We can discuss more on this point but I prefer to prioritize the two next points, as it is directly a critical point in our environment

2 - Accumulated delay

We think it is only happening in jobs with an @every XX expression (our use case), cron with expression like * * * * * may not be affected.

We are reviewing the code and it seems that the next execution time is based of now (from cron interval) instead of last execution time. The next proposal would change this behaviour and retrive the next interval time based on the previous time

We expect avoid accumulated delays from the internal scheduler

# Retrieve next time based on previous time
Next := sched.Next(time.Unix(job.Prev, 0))
if Next.Before(now) {
#If past in time, retreive the next valid time and log skipped job
   while Next.Before(now)  {
      logger.Warnf("skip cron job scheduled in the past at : [%s]",Next)
      Next = sched.Next(Next)
   }
}
job.Prev = job.Next
job.Next = Next.Unix()

Furthermore we would like to point on the query to retrieve ready jobs to be scheduled. It seems that it is skpping in case that the job.Next time is equal than now() (from cron interval), and it will be delayed to the next execution.

We think equal case should be included with an <= as conditional.

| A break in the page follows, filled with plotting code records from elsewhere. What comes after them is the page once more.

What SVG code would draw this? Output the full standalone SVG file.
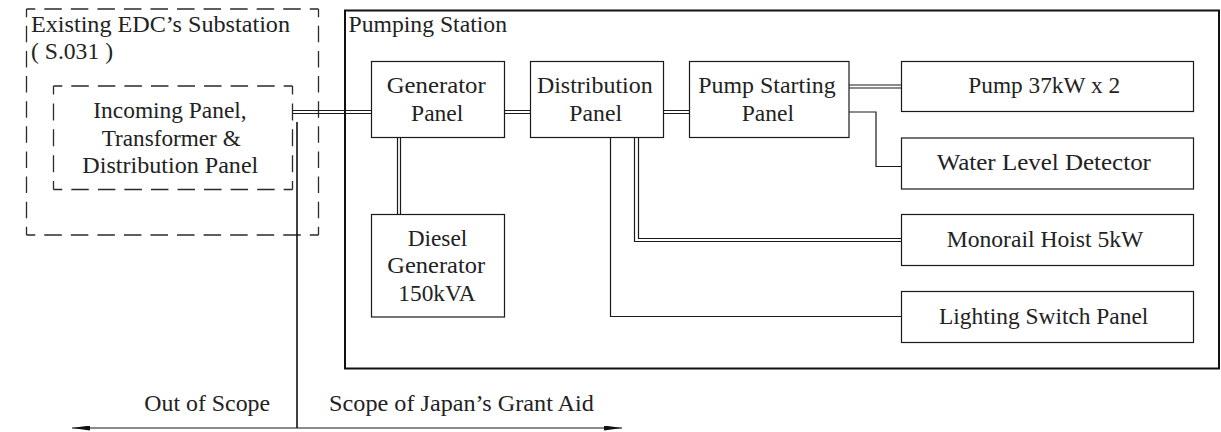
<svg xmlns="http://www.w3.org/2000/svg" width="1221" height="432" viewBox="0 0 1221 432">
<style>
.box{fill:#fff;stroke:#1a1a1a;stroke-width:1.2}
.dh{fill:none;stroke:#2a2a2a;stroke-width:1.3;stroke-dasharray:17.5 9.05;stroke-dashoffset:8.75}
.dvo{fill:none;stroke:#2a2a2a;stroke-width:1.3;stroke-dasharray:16.5 8.61;stroke-dashoffset:8.25}
.dvi{fill:none;stroke:#2a2a2a;stroke-width:1.3;stroke-dasharray:17 8.875;stroke-dashoffset:8.5}
.frame{fill:none;stroke:#111;stroke-width:2}
.ln{fill:none;stroke:#1a1a1a;stroke-width:1.2}
.thick{fill:none;stroke:#111;stroke-width:1.6}
text{font-family:'Liberation Serif','Times New Roman',serif;font-size:24px;fill:#222}
.m{text-anchor:middle}
</style>
<defs>
<marker id="arr" viewBox="0 0 18 5" refX="18" refY="2.5" markerWidth="18" markerHeight="5" markerUnits="userSpaceOnUse" orient="auto-start-reverse">
<path d="M0,0 L18,2.5 L0,5 Z" fill="#111"/>
</marker>
</defs>
<rect width="1221" height="432" fill="#fff"/>

<g id="existing-substation">
<path class="dh" d="M26.5,9 H318.5 M26.5,235 H318.5"/>
<path class="dvo" d="M26.5,9 V235 M318.5,9 V235"/>
<text x="31" y="32.3" textLength="259" lengthAdjust="spacingAndGlyphs">Existing EDC’s Substation</text>
<text x="31" y="59.3" textLength="82" lengthAdjust="spacingAndGlyphs">( S.031 )</text>
</g>

<g id="pumping-station">
<rect class="frame" x="345" y="10.5" width="874" height="358"/>
<text x="348.5" y="32.3" textLength="158.5" lengthAdjust="spacingAndGlyphs">Pumping Station</text>
</g>

<g id="connectors">
<path class="ln" d="M292.5,110.5 H371.5 M292.5,113.5 H371.5"/>
<path class="ln" d="M504.5,110.5 H530.5 M504.5,113.5 H530.5"/>
<path class="ln" d="M663.5,110.5 H689.5 M663.5,113.5 H689.5"/>
<path class="ln" d="M849,85 H901.5 M849,88 H901.5"/>
<path class="ln" d="M849,112 H876 V166.5 H901.5"/>
<path class="ln" d="M397.5,137.5 V214.5 M400.5,137.5 V214.5"/>
<path class="ln" d="M610.5,137.5 V316.5 H901.5"/>
<path class="ln" d="M634.5,137.5 V241.5 H901.5 M638.5,137.5 V238.5 H901.5"/>
<path class="thick" d="M297,122 V428"/>
<path class="ln" d="M72,428 H622" marker-start="url(#arr)" marker-end="url(#arr)"/>
</g>

<g id="incoming-panel">
<path class="dh" d="M53.5,86 H292.5 M53.5,189.5 H292.5"/>
<path class="dvi" d="M53.5,86 V189.5 M292.5,86 V189.5"/>
<text class="m" x="170" y="118.3" textLength="153.4" lengthAdjust="spacingAndGlyphs">Incoming Panel,</text>
<text class="m" x="171.2" y="146" textLength="139" lengthAdjust="spacingAndGlyphs">Transformer &amp;</text>
<text class="m" x="170.3" y="172.7" textLength="176" lengthAdjust="spacingAndGlyphs">Distribution Panel</text>
</g>

<g id="generator-panel">
<rect class="box" x="371.5" y="61.5" width="133" height="76"/>
<text class="m" x="436.2" y="93.3" textLength="99" lengthAdjust="spacingAndGlyphs">Generator</text>
<text class="m" x="437.2" y="121" textLength="52.3" lengthAdjust="spacingAndGlyphs">Panel</text>
</g>

<g id="distribution-panel">
<rect class="box" x="530.5" y="61.5" width="133" height="76"/>
<text class="m" x="594.8" y="93.3" textLength="115.7" lengthAdjust="spacingAndGlyphs">Distribution</text>
<text class="m" x="595.7" y="121" textLength="52.7" lengthAdjust="spacingAndGlyphs">Panel</text>
</g>

<g id="pump-starting-panel">
<rect class="box" x="689.5" y="61.5" width="159.5" height="76"/>
<text class="m" x="767" y="93.3" textLength="137.4" lengthAdjust="spacingAndGlyphs">Pump Starting</text>
<text class="m" x="767.9" y="121" textLength="52.3" lengthAdjust="spacingAndGlyphs">Panel</text>
</g>

<g id="pump">
<rect class="box" x="901.5" y="61.5" width="292" height="50"/>
<text class="m" x="1044.2" y="93.3" textLength="151.7" lengthAdjust="spacingAndGlyphs">Pump 37kW x 2</text>
</g>

<g id="water-level-detector">
<rect class="box" x="901.5" y="138" width="292" height="51"/>
<text class="m" x="1043.8" y="170" textLength="214.3" lengthAdjust="spacingAndGlyphs">Water Level Detector</text>
</g>

<g id="monorail-hoist">
<rect class="box" x="901.5" y="214.5" width="292" height="51"/>
<text class="m" x="1045" y="247.3" textLength="196.6" lengthAdjust="spacingAndGlyphs">Monorail Hoist 5kW</text>
</g>

<g id="lighting-switch-panel">
<rect class="box" x="901.5" y="291.5" width="292" height="51"/>
<text class="m" x="1043.7" y="324.3" textLength="209.3" lengthAdjust="spacingAndGlyphs">Lighting Switch Panel</text>
</g>

<g id="diesel-generator">
<rect class="box" x="371.5" y="214.5" width="133" height="102.5"/>
<text class="m" x="437.5" y="245.7" textLength="59.6" lengthAdjust="spacingAndGlyphs">Diesel</text>
<text class="m" x="436.2" y="273.3" textLength="97.7" lengthAdjust="spacingAndGlyphs">Generator</text>
<text class="m" x="437" y="301" textLength="77.4" lengthAdjust="spacingAndGlyphs">150kVA</text>
</g>

<g id="scope-labels">
<text class="m" x="207.2" y="411" textLength="125.7" lengthAdjust="spacingAndGlyphs">Out of Scope</text>
<text class="m" x="461.5" y="411" textLength="264.8" lengthAdjust="spacingAndGlyphs">Scope of Japan’s Grant Aid</text>
</g>
</svg>
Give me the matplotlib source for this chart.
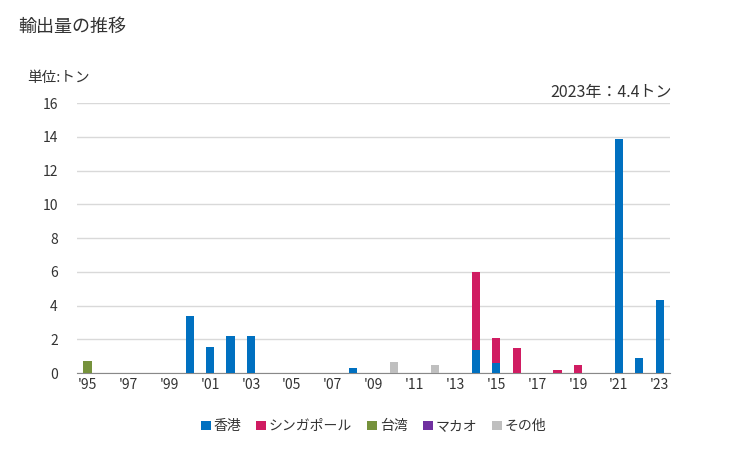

Finally, as you said, the proposed change with ticker would improve accuracy of the cron interval execution

3 - Cron jobs alignement

In the same way as you are computing next scheduled time ( from now() ) , you are also aligning all cron tasks based on @every XXX expression it they have all the same period, this is a problem when you have dozens of programmed jobs that need high ‘cpu’ and ‘memory’ resources they will be triggered always at the same time

If we schedule 10 pipelines @every 10m and each pipeline execution needs 1G ram and 1 CPU for 1 minute, when programmed and aligned our drone-runner will execute cron jobs that will need for 10 GB and 10 cpu all once at the first minute and the following 9 minutes drone-runner won’t need any resources. With this behaviour, the resource consumption becomes inneficient and could overload the system

With proposed solution in 2 you can also maintain the random execution distribution on time and spread resources along time. This time would be randomly chosen by the user when it has deploy the pipeline and enabled cron

What to you think about the possibility to implement solution described on 2, to avoid cron jobs alignmenet and accumulated delay on job scheduling

Thanks,
Regards!